Затем рассуждение Раскольникова опирается на такие неверные посылки:

 

«...люди, по закону природы, разделяются вообще на два разряда: на низший (обыкновенных), то есть, так сказать, на материал, служащий единственно для зарождения себе подобных, и собственно на людей, то есть имеющих дар или талант сказать в среде своей новое слово. Подразделения тут, разумеется, бесконечные, но отличительные черты обоих разрядов довольно резкие: первый разряд, то есть материал, говоря вообще, люди по натуре своей консервативные, чинные, живут в послушании и любят быть послушными. По-моему, они и обязаны быть послушными, потому что это их назначение, и тут решительно нет ничего для них унизительного. Второй разряд, все преступают закон, разрушители или склонны к тому, судя по способностям. Преступления этих людей, разумеется, относительны и многоразличны; большею частию они требуют, в весьма разнообразных заявлениях, разрушения настоящего во имя лучшего. Но если ему надо, для своей идеи, перешагнуть хотя бы и через труп, через кровь, то он внутри себя, по совести, может, по-моему, дать себе разрешение перешагнуть через кровь, — смотря, впрочем, по идее и по размерам ее, — это заметьте. В этом только смысле я и говорю в моей статье об их праве на преступление».

 

В этом рассуждении есть крупное недоразумение: «нового слова», в сущности, в истории нет в том смысле, как его понимает Раскольников: всякая социальная реформа, новый закон, война, – долго зреют в сознании общества. Все это, прежде, чем проявится, смутно сознается, – и только в условном смысле историк может говорить, например, о реформах Ликурга или Солона. Эти деятели не сами «выдумали» проведённые ими преобразования. Они осознали потребности массы; «новое» слово, ими сказанное, в сущности, очень старо. Что же касается до того «нового слова», которое имеет научный характер, то оно в предварительный кровавых жертвах не нуждается.

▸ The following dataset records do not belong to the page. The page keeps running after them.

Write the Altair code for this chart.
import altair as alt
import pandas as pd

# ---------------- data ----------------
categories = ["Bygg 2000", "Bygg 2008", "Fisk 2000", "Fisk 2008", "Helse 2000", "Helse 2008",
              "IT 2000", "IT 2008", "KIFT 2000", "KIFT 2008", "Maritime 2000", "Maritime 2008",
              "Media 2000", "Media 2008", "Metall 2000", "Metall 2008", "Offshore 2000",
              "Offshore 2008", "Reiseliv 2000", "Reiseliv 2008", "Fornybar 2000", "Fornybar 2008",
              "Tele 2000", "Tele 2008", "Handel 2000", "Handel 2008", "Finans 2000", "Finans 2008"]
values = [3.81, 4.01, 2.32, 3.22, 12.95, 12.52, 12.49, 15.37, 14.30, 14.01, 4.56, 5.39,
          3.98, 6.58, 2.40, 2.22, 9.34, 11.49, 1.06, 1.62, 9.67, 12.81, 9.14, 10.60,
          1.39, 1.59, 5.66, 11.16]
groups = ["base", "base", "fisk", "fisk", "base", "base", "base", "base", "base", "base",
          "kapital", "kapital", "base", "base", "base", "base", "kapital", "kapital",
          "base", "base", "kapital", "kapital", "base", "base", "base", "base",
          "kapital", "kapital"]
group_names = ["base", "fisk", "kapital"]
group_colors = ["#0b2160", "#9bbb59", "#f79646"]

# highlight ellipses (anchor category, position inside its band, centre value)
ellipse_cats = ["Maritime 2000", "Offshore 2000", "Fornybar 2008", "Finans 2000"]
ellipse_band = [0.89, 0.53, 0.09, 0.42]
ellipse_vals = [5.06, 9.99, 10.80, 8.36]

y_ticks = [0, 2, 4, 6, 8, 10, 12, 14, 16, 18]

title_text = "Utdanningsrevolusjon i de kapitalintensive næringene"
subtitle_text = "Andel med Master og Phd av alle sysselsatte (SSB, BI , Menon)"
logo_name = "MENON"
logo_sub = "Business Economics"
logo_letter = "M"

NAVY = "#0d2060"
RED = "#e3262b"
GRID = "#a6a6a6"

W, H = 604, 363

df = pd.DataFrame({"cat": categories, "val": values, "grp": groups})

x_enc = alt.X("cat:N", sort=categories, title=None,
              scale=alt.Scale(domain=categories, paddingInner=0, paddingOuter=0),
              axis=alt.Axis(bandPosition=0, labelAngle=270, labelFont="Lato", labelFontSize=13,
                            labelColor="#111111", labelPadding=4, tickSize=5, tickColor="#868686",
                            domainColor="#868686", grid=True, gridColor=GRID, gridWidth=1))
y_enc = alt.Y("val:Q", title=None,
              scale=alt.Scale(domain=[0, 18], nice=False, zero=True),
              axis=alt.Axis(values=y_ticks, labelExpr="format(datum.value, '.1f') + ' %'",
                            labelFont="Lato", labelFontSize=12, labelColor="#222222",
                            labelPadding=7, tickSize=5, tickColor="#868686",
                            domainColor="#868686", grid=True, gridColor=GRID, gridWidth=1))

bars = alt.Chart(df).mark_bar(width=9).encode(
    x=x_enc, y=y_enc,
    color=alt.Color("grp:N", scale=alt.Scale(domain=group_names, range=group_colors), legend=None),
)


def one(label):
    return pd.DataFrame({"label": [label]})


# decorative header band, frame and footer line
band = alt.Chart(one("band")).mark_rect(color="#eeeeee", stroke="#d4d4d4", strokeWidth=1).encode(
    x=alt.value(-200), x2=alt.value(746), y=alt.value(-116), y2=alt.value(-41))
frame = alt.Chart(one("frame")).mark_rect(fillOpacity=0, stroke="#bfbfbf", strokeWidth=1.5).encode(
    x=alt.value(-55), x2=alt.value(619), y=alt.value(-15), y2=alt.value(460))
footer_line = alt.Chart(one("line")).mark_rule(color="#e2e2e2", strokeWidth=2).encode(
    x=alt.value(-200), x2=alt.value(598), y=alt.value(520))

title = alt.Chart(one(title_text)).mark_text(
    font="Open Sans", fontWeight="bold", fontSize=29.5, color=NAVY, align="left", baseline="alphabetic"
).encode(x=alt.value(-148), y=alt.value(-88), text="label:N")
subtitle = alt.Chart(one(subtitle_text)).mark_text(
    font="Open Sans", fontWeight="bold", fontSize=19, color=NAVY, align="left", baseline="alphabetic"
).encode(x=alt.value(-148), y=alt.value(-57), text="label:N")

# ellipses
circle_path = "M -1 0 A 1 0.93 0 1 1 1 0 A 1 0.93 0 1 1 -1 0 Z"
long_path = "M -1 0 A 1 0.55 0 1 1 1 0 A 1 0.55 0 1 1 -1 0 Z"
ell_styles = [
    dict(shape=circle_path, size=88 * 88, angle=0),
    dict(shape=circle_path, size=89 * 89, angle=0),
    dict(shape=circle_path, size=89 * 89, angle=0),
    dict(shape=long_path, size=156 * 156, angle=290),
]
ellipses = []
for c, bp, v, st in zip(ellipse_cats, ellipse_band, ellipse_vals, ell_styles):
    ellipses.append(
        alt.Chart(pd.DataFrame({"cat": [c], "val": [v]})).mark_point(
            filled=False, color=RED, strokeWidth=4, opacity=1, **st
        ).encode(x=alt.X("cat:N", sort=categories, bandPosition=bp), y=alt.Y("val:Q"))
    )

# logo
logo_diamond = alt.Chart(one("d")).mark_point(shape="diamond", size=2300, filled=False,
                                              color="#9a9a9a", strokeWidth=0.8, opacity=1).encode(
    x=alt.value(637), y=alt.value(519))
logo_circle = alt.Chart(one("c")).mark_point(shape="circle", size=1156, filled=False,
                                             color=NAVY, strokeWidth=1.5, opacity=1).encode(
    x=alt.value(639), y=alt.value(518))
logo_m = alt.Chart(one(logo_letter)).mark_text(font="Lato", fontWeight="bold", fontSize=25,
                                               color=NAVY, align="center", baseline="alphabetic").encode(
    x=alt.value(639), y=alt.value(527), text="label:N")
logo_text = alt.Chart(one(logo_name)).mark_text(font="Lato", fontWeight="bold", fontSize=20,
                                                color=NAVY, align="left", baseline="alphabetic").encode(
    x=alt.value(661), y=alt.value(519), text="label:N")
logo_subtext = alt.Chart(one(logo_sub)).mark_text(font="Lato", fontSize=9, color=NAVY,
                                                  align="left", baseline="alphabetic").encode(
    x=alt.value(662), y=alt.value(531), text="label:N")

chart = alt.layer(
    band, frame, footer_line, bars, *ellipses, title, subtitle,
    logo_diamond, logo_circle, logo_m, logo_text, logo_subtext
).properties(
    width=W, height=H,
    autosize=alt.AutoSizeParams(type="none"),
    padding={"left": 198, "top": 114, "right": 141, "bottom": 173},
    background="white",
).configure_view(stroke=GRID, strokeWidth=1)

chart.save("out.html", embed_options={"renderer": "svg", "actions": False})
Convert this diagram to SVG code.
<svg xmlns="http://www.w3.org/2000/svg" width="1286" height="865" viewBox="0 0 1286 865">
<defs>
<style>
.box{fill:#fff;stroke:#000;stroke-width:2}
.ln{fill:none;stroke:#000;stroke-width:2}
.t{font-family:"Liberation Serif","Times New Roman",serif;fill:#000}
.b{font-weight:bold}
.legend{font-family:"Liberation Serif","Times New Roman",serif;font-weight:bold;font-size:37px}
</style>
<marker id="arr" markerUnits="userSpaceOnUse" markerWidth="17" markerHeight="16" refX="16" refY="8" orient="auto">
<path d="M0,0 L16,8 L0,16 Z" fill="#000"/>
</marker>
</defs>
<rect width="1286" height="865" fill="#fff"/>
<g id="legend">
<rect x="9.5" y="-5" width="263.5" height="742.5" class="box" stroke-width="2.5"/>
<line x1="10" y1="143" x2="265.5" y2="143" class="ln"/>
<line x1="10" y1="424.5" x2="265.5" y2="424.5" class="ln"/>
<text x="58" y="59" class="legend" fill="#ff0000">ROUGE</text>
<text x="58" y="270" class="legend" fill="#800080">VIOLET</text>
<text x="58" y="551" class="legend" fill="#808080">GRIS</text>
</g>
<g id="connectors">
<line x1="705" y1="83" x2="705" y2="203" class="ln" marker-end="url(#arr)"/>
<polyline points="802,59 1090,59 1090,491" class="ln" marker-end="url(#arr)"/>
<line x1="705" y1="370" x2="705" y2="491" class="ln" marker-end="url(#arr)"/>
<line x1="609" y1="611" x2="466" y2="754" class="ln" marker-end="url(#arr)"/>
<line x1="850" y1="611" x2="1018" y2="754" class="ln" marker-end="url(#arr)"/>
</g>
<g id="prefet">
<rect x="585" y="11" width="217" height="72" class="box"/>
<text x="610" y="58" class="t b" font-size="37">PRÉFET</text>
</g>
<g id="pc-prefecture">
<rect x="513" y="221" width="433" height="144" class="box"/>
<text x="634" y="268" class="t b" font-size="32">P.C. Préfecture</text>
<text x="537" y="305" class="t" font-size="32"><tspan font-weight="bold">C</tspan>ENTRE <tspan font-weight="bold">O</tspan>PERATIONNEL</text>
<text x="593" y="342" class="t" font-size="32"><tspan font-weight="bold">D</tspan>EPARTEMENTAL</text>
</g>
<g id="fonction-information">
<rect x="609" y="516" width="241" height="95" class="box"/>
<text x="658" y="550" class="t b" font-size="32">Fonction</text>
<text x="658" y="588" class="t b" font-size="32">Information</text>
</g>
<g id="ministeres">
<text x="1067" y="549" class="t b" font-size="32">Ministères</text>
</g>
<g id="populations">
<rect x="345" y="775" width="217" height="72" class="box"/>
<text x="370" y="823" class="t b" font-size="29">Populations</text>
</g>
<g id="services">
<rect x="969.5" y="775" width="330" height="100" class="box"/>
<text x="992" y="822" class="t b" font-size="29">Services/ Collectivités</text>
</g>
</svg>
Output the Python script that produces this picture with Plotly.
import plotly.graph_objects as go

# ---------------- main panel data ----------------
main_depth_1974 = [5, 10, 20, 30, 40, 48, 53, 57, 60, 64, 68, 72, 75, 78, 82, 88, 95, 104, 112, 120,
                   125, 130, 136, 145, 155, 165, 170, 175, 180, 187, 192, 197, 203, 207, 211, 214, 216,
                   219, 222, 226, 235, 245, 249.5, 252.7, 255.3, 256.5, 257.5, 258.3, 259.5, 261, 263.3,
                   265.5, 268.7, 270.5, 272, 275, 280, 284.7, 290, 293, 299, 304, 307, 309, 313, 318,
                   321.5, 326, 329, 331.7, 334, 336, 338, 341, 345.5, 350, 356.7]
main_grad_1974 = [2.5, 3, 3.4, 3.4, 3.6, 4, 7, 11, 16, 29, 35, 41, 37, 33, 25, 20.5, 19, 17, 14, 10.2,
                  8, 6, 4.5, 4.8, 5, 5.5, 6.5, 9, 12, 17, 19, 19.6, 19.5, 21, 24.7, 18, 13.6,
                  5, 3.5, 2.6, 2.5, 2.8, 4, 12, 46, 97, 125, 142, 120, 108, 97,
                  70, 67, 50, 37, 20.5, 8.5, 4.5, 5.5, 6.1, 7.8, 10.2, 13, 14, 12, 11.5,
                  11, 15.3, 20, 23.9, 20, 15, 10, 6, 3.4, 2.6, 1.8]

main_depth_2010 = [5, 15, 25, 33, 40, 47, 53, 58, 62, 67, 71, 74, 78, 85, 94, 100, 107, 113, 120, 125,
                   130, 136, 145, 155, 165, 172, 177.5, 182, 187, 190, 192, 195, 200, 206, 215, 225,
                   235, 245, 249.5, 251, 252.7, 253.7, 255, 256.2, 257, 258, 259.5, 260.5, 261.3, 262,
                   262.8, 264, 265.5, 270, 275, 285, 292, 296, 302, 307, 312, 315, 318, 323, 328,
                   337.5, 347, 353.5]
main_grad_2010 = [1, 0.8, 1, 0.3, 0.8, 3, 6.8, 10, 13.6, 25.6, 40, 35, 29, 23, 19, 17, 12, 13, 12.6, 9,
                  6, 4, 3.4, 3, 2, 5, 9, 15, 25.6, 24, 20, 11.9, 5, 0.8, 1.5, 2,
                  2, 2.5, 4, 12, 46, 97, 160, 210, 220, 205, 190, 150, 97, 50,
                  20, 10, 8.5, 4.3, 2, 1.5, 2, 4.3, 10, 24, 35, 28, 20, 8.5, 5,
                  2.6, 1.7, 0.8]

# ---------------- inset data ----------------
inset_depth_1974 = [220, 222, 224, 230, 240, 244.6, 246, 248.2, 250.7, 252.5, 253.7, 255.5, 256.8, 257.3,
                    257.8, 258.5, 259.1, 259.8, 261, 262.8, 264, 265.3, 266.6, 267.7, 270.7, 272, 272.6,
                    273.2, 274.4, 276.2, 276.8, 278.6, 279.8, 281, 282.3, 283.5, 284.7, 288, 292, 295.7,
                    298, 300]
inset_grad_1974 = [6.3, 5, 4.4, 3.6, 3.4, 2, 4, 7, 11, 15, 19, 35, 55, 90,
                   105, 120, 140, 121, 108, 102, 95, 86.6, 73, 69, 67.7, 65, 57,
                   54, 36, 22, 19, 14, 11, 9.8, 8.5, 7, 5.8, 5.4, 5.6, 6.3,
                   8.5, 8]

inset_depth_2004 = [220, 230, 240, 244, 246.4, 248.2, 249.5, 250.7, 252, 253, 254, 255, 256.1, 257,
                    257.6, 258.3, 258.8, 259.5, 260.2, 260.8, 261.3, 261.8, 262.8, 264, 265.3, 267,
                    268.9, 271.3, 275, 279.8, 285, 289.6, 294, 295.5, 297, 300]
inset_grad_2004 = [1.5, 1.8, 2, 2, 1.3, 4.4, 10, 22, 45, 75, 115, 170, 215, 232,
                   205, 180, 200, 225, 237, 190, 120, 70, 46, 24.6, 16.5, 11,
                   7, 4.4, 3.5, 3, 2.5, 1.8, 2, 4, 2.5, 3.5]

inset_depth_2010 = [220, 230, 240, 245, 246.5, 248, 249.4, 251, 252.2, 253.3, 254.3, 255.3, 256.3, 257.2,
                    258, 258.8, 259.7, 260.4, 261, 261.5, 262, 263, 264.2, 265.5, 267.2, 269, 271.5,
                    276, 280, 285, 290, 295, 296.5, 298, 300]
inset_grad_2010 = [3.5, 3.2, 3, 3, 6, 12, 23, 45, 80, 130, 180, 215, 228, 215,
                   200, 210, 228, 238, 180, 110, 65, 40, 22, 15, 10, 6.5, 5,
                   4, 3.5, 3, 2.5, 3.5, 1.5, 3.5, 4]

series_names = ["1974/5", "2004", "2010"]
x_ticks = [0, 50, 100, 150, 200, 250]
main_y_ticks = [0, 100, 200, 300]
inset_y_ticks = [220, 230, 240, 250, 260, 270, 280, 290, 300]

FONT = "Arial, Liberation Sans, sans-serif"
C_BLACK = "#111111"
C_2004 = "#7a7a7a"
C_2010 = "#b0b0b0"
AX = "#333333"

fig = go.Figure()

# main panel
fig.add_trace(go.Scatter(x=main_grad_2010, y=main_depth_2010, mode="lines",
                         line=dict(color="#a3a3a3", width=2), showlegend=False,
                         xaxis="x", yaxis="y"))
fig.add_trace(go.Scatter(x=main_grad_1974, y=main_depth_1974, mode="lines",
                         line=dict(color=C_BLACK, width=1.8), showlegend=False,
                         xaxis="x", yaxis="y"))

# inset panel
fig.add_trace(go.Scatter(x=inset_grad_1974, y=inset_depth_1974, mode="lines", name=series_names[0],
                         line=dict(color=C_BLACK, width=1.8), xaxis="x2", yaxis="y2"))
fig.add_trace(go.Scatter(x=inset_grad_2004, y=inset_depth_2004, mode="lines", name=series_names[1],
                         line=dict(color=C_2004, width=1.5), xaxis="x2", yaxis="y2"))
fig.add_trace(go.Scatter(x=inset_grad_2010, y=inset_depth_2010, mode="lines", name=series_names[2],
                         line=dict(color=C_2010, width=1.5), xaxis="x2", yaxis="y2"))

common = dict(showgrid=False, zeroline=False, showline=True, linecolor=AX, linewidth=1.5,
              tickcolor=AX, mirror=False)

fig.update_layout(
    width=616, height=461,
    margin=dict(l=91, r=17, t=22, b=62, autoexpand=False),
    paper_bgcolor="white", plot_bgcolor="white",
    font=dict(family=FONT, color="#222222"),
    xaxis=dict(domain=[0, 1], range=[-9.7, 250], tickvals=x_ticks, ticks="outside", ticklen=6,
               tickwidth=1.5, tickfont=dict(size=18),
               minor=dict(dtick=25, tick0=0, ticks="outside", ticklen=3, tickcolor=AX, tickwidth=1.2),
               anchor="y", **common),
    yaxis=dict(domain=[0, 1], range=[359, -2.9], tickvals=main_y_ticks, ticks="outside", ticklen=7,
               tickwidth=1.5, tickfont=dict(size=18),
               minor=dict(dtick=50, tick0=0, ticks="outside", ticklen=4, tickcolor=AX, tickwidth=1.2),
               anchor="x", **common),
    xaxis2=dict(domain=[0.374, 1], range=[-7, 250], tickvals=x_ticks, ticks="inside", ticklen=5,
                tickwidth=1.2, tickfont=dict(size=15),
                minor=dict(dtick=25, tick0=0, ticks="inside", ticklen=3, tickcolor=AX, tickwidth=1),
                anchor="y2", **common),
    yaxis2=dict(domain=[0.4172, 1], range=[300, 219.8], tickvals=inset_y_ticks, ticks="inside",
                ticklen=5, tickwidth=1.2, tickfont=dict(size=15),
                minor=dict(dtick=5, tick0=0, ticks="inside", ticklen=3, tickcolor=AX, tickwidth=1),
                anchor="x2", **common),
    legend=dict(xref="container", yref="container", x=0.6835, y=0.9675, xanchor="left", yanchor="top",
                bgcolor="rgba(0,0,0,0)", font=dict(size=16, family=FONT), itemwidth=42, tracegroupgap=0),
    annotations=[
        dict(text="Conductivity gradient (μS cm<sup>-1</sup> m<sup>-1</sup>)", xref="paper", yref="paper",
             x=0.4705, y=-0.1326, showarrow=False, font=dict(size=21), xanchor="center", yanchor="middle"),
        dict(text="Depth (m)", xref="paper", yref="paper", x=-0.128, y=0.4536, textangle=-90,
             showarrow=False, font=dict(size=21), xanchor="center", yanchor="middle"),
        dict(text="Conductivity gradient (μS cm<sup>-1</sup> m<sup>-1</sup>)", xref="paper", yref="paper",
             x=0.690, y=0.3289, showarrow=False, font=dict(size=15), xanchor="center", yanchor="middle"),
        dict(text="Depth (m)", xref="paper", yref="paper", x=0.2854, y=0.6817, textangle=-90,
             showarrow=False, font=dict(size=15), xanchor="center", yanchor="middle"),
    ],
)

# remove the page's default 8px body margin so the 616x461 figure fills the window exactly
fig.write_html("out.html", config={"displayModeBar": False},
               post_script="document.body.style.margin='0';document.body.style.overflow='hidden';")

Таким образом, рассуждение Раскольникова в самом основании своем грешит крупными ошибками, противоречиями и неясностями. Тем не менее, оно казалось ему оригинальным, и он гордился им. Впрочем, оригинальность такого мировоззрения вовсе не так бесспорна, – еще в эпоху романтизма определился такой же взгляд на жизнь, он проповедовался французскими поэтами начала XIX в. и Байроном.